▸ **Exercise**
Below, find each line holding "image" and state how many there are, using the number alone.
>> begin The data
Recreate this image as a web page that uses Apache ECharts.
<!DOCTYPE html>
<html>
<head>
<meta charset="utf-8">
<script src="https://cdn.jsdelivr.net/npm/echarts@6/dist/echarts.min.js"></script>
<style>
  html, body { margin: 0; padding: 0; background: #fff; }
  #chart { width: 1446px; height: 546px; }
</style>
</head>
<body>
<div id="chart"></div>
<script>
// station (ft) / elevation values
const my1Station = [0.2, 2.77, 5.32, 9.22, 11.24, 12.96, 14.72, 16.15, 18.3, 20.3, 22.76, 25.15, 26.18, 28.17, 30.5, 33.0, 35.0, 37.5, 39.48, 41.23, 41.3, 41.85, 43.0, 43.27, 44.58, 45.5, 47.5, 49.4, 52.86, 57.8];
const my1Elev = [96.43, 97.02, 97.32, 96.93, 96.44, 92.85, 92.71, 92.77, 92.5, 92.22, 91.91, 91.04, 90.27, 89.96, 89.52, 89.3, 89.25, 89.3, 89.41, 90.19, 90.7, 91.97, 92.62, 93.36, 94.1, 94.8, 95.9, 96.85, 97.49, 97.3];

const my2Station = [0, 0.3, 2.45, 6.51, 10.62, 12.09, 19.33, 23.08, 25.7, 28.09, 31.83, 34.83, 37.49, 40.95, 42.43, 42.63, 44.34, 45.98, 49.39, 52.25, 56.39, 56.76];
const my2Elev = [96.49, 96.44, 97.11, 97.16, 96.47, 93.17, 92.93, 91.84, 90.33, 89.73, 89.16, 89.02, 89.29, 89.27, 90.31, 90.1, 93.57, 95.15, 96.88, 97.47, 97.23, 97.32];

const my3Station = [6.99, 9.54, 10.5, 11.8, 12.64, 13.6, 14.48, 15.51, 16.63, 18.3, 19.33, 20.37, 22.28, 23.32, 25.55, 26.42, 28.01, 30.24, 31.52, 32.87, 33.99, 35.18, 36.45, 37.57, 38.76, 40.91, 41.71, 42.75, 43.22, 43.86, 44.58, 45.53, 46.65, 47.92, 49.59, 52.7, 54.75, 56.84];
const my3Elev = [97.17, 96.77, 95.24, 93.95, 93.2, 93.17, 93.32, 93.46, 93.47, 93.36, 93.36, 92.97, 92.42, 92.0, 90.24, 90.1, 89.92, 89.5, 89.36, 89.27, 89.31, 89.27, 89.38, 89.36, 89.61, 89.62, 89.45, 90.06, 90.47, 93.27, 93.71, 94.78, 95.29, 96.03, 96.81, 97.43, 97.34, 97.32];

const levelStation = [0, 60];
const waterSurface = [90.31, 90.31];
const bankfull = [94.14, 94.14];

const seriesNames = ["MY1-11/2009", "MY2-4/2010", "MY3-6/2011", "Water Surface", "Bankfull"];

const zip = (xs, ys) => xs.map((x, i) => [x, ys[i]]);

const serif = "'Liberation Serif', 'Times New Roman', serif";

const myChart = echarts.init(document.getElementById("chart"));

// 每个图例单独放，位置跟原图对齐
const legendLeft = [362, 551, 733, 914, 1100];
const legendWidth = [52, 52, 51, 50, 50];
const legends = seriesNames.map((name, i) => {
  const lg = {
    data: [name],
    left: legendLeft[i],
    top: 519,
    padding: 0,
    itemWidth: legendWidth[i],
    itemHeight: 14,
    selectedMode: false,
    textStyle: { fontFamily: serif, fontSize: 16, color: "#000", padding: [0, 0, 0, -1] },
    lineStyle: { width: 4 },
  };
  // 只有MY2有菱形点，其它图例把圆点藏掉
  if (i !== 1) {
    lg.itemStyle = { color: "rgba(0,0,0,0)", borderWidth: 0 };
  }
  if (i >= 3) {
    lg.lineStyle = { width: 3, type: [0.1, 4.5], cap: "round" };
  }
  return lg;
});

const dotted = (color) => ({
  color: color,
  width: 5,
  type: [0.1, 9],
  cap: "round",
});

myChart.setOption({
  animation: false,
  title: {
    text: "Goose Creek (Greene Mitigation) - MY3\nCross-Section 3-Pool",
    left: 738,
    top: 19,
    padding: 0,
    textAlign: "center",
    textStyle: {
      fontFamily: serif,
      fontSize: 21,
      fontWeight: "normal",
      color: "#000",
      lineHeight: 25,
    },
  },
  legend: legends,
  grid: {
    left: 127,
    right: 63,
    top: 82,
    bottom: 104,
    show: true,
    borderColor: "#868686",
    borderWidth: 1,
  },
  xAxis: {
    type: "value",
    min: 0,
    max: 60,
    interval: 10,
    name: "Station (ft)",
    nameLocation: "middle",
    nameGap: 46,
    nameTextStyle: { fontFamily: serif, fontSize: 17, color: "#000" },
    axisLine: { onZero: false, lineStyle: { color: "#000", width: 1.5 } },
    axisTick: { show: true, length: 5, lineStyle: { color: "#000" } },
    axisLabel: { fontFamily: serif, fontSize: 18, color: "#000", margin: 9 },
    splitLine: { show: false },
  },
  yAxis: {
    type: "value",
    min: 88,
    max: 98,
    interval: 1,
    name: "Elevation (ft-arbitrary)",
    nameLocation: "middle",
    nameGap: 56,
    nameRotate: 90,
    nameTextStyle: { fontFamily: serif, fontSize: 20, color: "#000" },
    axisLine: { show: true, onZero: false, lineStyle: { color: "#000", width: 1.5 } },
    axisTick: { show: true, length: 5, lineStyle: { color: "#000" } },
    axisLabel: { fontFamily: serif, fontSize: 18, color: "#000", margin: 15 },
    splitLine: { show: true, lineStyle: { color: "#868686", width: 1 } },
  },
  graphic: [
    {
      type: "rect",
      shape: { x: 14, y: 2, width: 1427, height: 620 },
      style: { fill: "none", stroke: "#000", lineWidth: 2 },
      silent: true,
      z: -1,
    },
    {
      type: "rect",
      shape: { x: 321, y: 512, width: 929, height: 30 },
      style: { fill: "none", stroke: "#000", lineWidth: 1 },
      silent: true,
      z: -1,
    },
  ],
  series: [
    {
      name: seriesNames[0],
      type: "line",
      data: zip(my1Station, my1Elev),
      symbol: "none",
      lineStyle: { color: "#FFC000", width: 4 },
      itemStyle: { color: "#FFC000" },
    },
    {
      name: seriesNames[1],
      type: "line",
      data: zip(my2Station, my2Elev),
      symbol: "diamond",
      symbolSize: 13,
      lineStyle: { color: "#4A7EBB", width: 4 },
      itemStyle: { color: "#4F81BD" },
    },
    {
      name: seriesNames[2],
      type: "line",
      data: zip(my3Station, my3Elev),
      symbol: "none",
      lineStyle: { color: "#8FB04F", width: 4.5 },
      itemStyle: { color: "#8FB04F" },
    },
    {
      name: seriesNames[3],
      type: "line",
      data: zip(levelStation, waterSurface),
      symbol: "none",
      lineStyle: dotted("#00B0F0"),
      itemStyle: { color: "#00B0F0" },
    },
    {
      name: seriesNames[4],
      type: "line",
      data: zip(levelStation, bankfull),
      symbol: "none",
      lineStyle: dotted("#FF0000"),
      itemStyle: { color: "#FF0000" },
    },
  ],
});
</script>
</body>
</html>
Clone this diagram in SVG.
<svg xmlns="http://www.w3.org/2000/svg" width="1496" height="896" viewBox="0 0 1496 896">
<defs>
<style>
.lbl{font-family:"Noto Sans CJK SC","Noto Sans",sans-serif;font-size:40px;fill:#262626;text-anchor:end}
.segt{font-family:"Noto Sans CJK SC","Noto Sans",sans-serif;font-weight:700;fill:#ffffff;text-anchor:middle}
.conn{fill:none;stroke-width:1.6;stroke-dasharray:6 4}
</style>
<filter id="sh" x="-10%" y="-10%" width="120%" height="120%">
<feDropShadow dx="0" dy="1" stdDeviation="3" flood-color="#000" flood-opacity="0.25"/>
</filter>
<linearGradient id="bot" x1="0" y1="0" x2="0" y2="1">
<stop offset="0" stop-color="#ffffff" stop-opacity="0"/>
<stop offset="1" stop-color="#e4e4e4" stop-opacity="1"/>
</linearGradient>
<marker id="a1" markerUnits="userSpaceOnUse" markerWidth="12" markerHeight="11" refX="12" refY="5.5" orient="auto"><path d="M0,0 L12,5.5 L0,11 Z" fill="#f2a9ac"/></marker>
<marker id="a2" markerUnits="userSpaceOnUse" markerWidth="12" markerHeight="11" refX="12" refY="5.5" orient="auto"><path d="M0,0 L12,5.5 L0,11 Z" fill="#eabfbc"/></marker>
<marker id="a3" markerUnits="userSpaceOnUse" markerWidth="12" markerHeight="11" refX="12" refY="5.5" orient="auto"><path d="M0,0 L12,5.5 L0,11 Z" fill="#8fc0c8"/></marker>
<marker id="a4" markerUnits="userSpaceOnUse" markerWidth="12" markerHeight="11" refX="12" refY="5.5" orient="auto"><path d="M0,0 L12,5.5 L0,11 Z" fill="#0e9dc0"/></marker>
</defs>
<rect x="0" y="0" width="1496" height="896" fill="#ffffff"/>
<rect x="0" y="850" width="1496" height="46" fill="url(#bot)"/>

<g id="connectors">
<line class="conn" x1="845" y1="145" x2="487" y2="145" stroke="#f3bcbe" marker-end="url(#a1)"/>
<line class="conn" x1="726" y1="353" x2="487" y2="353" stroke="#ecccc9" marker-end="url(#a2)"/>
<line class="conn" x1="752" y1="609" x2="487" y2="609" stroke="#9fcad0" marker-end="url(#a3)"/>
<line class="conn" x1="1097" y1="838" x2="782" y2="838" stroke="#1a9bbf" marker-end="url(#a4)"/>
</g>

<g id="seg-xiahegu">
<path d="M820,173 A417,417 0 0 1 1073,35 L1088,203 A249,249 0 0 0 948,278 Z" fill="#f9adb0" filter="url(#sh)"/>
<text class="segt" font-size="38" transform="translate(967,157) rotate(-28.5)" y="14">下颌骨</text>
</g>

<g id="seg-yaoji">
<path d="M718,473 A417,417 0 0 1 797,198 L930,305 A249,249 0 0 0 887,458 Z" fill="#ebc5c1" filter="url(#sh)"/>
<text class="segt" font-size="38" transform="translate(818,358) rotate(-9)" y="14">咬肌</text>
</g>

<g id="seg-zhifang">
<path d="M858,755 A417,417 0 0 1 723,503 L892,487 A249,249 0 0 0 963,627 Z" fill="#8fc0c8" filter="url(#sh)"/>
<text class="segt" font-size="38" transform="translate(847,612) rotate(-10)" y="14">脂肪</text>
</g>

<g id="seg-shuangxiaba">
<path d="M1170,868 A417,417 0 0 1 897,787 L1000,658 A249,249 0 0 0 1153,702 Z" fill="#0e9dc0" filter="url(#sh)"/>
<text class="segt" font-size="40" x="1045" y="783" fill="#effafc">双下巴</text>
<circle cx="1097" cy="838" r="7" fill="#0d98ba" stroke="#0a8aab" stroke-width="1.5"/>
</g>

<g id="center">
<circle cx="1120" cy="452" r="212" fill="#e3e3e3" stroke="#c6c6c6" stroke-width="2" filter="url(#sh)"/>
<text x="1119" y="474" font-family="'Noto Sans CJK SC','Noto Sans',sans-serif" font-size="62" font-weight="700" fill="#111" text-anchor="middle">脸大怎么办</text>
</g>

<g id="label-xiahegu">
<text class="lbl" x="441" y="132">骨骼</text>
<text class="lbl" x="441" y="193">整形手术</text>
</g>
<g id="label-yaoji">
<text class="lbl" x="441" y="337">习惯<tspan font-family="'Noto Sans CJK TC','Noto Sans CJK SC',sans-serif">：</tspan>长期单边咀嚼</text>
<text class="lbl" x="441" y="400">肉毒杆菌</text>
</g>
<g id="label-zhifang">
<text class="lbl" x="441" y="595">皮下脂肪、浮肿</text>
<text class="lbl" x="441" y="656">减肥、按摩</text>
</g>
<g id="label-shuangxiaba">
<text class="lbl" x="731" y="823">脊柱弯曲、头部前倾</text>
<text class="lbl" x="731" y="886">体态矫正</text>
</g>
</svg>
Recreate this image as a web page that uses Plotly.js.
>> end The data
▸ **The reply**
2